# Need help resizing a pic!!!!



## simplysweetphotograp (Aug 26, 2012)

I am new to this photography world.. I am trying to print at an online site,a 16 x 20, and the picture is getting cut off. how do i resize this picture to fit?? I am using picasa software. i am using a nikon 3100. I have tried everything and is just not working.... i am trying to print at adoromapic.com


Any help will be greatly appreciated... I have never had this issue before


----------



## CowgirlMama (Aug 26, 2012)

If the photo is not the dimensions you want, you'll have to crop it. I'm not really familiar with picasa, but you need to use a crop tool that lets you set the dimensions of the crop to 16X20. It might also be possible to crop it on adoromapic.


----------



## simplysweetphotograp (Aug 26, 2012)

CowgirlMama said:


> If the photo is not the dimensions you want, you'll have to crop it. I'm not really familiar with picasa, but you need to use a crop tool that lets you set the dimensions of the crop to 16X20. It might also be possible to crop it on adoromapic.



the crop method seems to cut off the pic to much.


----------



## Superfitz (Aug 26, 2012)

Probably can't print that photo at 16x20. This may help you see why...

http://www.westcoastimaging.com/wci/page/info/photoshoptip/tip25.html

Edit: I realize they are using photoshop in the link, but the basic theory is the same


----------



## CowgirlMama (Aug 26, 2012)

simplysweetphotograp said:


> CowgirlMama said:
> 
> 
> > If the photo is not the dimensions you want, you'll have to crop it. I'm not really familiar with picasa, but you need to use a crop tool that lets you set the dimensions of the crop to 16X20. It might also be possible to crop it on adoromapic.
> ...



Your only other option is to warp the picture and that will look awful.


----------



## MTVision (Aug 26, 2012)

simplysweetphotograp said:
			
		

> the crop method seems to cut off the pic to much.



Then you'll have to print at a different size. And from now on - try to leave space in the frame that way when you crop for print sizes you don't lose part of the photo.


----------



## Buckster (Aug 26, 2012)

If you don't want to lose anything by cropping, then you can go the other way and add some blank space to the image to change the aspect ratio.  It may look kind of funky, but you won't lose anything that way.

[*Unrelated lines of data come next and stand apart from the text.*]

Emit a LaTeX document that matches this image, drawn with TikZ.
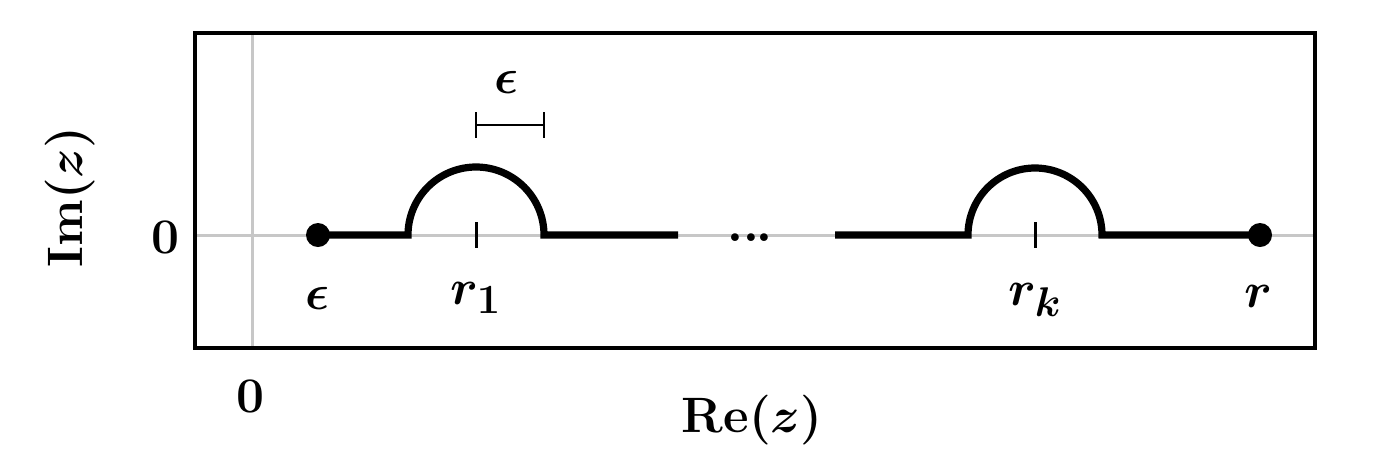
\documentclass[tikz,border=0pt]{standalone}
\usepackage{amsmath,bm}
\begin{document}
\begin{tikzpicture}[x=0.5pt,y=-0.5pt,
  lab/.style={font=\fontsize{28}{32}\selectfont\boldmath},
  path/.style={line width=3.6pt},
  ax/.style={line width=1.5pt,black!22}]
\useasboundingbox (0,0) rectangle (1400,462);
\draw[ax] (252,33) -- (252,348);
\draw[ax] (195,235) -- (1315,235);
\draw[line width=1.6pt] (195,33) rectangle (1315,348);
\coordinate (e) at (318,235);
\coordinate (a1) at (408,235);
\coordinate (c1) at (678,235);
\coordinate (c2) at (835,235);
\coordinate (a2) at (968,235);
\coordinate (r) at (1260,235);
\draw[path] (e) -- (a1) arc[start angle=180,end angle=360,radius=68] -- (c1);
\draw[path] (c2) -- (a2) arc[start angle=180,end angle=360,radius=67] -- (r);
\fill (e) circle[radius=12];
\fill (r) circle[radius=12];
\draw[line width=1.5pt] (476,222) -- (476,248);
\draw[line width=1.5pt] (1035,222) -- (1035,248);
\draw[line width=1.3pt] (476,125) -- (544,125) (476,112) -- (476,138) (544,112) -- (544,138);
\node[lab] (eps) at (507,82) {$\epsilon$};
\node[lab] (dots) at (750,238) {$\mathbf{..\kern-1pt.}$};
\node[lab] (l1) at (318,298) {$\epsilon$};
\node[lab] (l2) at (476,298) {$r_1$};
\node[lab] (l3) at (1035,300) {$r_k$};
\node[lab] (l4) at (1258,296) {$r$};
\node[lab] (y0) at (165,237) {$\mathbf{0}$};
\node[lab] (x0) at (250,396) {$\mathbf{0}$};
\node[lab] (re) at (752,420) {$\mathbf{Re}(z)$};
\node[lab,rotate=90] (im) at (70,197) {$\mathbf{Im}(z)$};
\end{tikzpicture}
\end{document}
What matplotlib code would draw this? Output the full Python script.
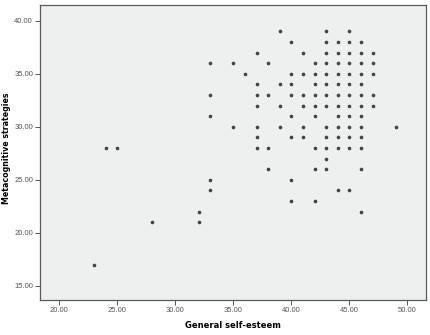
import matplotlib
matplotlib.use("Agg")
import matplotlib.pyplot as plt

# ── data ──────────────────────────────────────────────────────────
esteem = [
    39, 43, 45,
    40, 43, 44, 45, 46,
    37, 41, 43, 44, 45, 46, 47,
    33, 35, 38, 42, 43, 44, 45, 46, 47,
    36, 40, 41, 42, 43, 44, 45, 46, 47,
    37, 39, 40, 42, 43, 44, 45, 46,
    33, 37, 38, 40, 41, 42, 43, 44, 45, 46, 47,
    37, 39, 41, 42, 43, 44, 45, 46, 47,
    33, 40, 42, 44, 45, 46,
    35, 37, 39, 41, 43, 44, 45, 46, 49,
    37, 40, 41, 43, 44, 45, 46,
    24, 25, 37, 38, 42, 43, 44, 45, 46,
    43,
    38, 42, 43, 46,
    33, 40,
    33, 44, 45,
    40, 42,
    32, 46,
    28, 32,
    23,
]
metacog = [
    39, 39, 39,
    38, 38, 38, 38, 38,
    37, 37, 37, 37, 37, 37, 37,
    36, 36, 36, 36, 36, 36, 36, 36, 36,
    35, 35, 35, 35, 35, 35, 35, 35, 35,
    34, 34, 34, 34, 34, 34, 34, 34,
    33, 33, 33, 33, 33, 33, 33, 33, 33, 33, 33,
    32, 32, 32, 32, 32, 32, 32, 32, 32,
    31, 31, 31, 31, 31, 31,
    30, 30, 30, 30, 30, 30, 30, 30, 30,
    29, 29, 29, 29, 29, 29, 29,
    28, 28, 28, 28, 28, 28, 28, 28, 28,
    27,
    26, 26, 26, 26,
    25, 25,
    24, 24, 24,
    23, 23,
    22, 22,
    21, 21,
    17,
]
x_ticks = [20, 25, 30, 35, 40, 45, 50]
y_ticks = [15, 20, 25, 30, 35, 40]

# ── plot ──────────────────────────────────────────────────────────
fig = plt.figure(figsize=(4.31, 3.35), dpi=100)
ax = fig.add_axes([0.0928, 0.1045, 0.8956, 0.8795])
ax.set_facecolor("#eef0f0")

ax.scatter(esteem, metacog, s=7, color="#444444", linewidths=0, zorder=3)

ax.set_xlim(18.34, 51.6)
ax.set_ylim(13.68, 41.45)
ax.set_xticks(x_ticks)
ax.set_yticks(y_ticks)
ax.set_xticklabels([f"{v:.2f}" for v in x_ticks])
ax.set_yticklabels([f"{v:.2f}" for v in y_ticks])

for lbl in ax.get_xticklabels() + ax.get_yticklabels():
    lbl.set_family("Liberation Sans")
    lbl.set_fontsize(5.5)
    lbl.set_color("#555555")

ax.tick_params(direction="out", length=3.5, width=0.7, color="#555555", pad=1.5)
for sp in ax.spines.values():
    sp.set_color("#5a5a5a")
    sp.set_linewidth(0.9)

ax.set_xlabel("General self-esteem", fontsize=6, fontweight="bold",
              family="DejaVu Sans", labelpad=5)
ax.set_ylabel("Metacognitive strategies", fontsize=5.7, fontweight="bold",
              family="DejaVu Sans")
ax.yaxis.set_label_coords(-0.075, 0.516)

plt.savefig("out.png", dpi=100)
plt.close()
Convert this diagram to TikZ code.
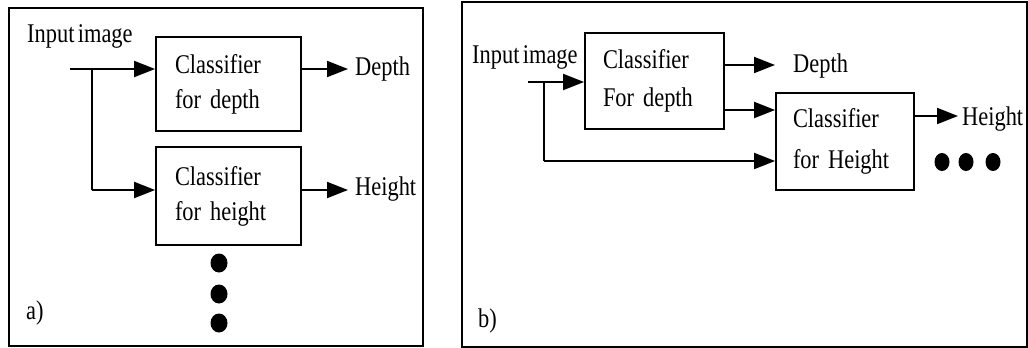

Example: I have this photo that is not formatted in a 16x20 aspect ratio:







I can either crop some of it off the sides to make it fit in that 16x20 aspect "frame" that I feel I need to put it into, or I can add some space to the top and bottom to make it fit, like this:






I think that looks kinda funky, but maybe if I added some wording to it, or a title on top and the my name as the photographer underneath, I could make it work a little better for me.

Anyway, you get the idea.


----------



## 480sparky (Aug 26, 2012)

The aspect ratio of a 16x20 is 16:20 = 16/20 = 0.8:1. Take the dimension of your image and divide them.  If you don't get 0.8 (or 1.25), you will have some of the image cut off.  You either need to crop your original image to a 0.8:1 (or 1.25:1) ratio, or resize _one _dimension or the other until you do.


----------